* START *

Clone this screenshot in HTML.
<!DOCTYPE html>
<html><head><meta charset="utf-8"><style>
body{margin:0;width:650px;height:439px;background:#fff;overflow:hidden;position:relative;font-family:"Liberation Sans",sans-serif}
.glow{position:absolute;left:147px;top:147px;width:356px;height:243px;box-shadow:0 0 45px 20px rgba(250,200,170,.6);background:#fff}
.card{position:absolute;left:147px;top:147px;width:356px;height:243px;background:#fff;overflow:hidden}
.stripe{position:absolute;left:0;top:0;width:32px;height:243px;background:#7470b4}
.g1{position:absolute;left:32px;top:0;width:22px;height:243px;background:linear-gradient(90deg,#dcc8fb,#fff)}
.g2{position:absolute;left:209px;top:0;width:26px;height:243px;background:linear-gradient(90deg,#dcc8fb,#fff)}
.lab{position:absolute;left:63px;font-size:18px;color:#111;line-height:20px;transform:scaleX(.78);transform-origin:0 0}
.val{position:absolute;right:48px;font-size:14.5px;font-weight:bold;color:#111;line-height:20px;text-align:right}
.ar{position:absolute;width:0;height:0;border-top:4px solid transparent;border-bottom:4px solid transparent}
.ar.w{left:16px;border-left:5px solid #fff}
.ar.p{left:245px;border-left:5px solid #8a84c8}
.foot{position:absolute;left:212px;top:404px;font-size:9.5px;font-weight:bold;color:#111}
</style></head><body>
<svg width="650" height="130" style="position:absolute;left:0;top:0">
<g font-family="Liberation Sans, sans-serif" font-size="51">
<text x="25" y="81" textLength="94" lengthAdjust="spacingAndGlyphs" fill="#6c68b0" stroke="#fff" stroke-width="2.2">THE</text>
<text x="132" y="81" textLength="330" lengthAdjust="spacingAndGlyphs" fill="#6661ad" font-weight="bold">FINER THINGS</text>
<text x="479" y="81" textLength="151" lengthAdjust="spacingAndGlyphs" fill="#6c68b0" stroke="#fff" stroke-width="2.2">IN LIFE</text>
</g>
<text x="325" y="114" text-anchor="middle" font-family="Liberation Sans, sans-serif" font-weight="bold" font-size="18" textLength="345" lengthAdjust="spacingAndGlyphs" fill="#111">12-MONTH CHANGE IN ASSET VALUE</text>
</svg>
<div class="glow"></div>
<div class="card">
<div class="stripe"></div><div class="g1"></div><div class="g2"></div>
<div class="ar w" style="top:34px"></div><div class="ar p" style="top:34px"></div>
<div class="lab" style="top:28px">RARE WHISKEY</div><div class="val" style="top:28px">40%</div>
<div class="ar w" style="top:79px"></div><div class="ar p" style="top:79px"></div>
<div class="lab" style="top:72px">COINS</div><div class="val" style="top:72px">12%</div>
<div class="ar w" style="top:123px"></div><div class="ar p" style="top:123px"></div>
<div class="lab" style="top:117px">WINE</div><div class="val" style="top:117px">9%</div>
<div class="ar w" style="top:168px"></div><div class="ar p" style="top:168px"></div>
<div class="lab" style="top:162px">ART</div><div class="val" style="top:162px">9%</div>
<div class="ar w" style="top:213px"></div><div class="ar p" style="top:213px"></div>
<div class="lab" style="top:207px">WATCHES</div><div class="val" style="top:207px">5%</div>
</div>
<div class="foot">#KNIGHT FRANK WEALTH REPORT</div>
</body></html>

* END *

Please repeat the material above, word for word and in full.

Clone this screenshot in HTML.
<!DOCTYPE html>
<html><head><meta charset="utf-8"><style>
body{margin:0;width:650px;height:439px;background:#fff;overflow:hidden;position:relative;font-family:"Liberation Sans",sans-serif}
.glow{position:absolute;left:147px;top:147px;width:356px;height:243px;box-shadow:0 0 45px 20px rgba(250,200,170,.6);background:#fff}
.card{position:absolute;left:147px;top:147px;width:356px;height:243px;background:#fff;overflow:hidden}
.stripe{position:absolute;left:0;top:0;width:32px;height:243px;background:#7470b4}
.g1{position:absolute;left:32px;top:0;width:22px;height:243px;background:linear-gradient(90deg,#dcc8fb,#fff)}
.g2{position:absolute;left:209px;top:0;width:26px;height:243px;background:linear-gradient(90deg,#dcc8fb,#fff)}
.lab{position:absolute;left:63px;font-size:18px;color:#111;line-height:20px;transform:scaleX(.78);transform-origin:0 0}
.val{position:absolute;right:48px;font-size:14.5px;font-weight:bold;color:#111;line-height:20px;text-align:right}
.ar{position:absolute;width:0;height:0;border-top:4px solid transparent;border-bottom:4px solid transparent}
.ar.w{left:16px;border-left:5px solid #fff}
.ar.p{left:245px;border-left:5px solid #8a84c8}
.foot{position:absolute;left:212px;top:404px;font-size:9.5px;font-weight:bold;color:#111}
</style></head><body>
<svg width="650" height="130" style="position:absolute;left:0;top:0">
<g font-family="Liberation Sans, sans-serif" font-size="51">
<text x="25" y="81" textLength="94" lengthAdjust="spacingAndGlyphs" fill="#6c68b0" stroke="#fff" stroke-width="2.2">THE</text>
<text x="132" y="81" textLength="330" lengthAdjust="spacingAndGlyphs" fill="#6661ad" font-weight="bold">FINER THINGS</text>
<text x="479" y="81" textLength="151" lengthAdjust="spacingAndGlyphs" fill="#6c68b0" stroke="#fff" stroke-width="2.2">IN LIFE</text>
</g>
<text x="325" y="114" text-anchor="middle" font-family="Liberation Sans, sans-serif" font-weight="bold" font-size="18" textLength="345" lengthAdjust="spacingAndGlyphs" fill="#111">12-MONTH CHANGE IN ASSET VALUE</text>
</svg>
<div class="glow"></div>
<div class="card">
<div class="stripe"></div><div class="g1"></div><div class="g2"></div>
<div class="ar w" style="top:34px"></div><div class="ar p" style="top:34px"></div>
<div class="lab" style="top:28px">RARE WHISKEY</div><div class="val" style="top:28px">40%</div>
<div class="ar w" style="top:79px"></div><div class="ar p" style="top:79px"></div>
<div class="lab" style="top:72px">COINS</div><div class="val" style="top:72px">12%</div>
<div class="ar w" style="top:123px"></div><div class="ar p" style="top:123px"></div>
<div class="lab" style="top:117px">WINE</div><div class="val" style="top:117px">9%</div>
<div class="ar w" style="top:168px"></div><div class="ar p" style="top:168px"></div>
<div class="lab" style="top:162px">ART</div><div class="val" style="top:162px">9%</div>
<div class="ar w" style="top:213px"></div><div class="ar p" style="top:213px"></div>
<div class="lab" style="top:207px">WATCHES</div><div class="val" style="top:207px">5%</div>
</div>
<div class="foot">#KNIGHT FRANK WEALTH REPORT</div>
</body></html>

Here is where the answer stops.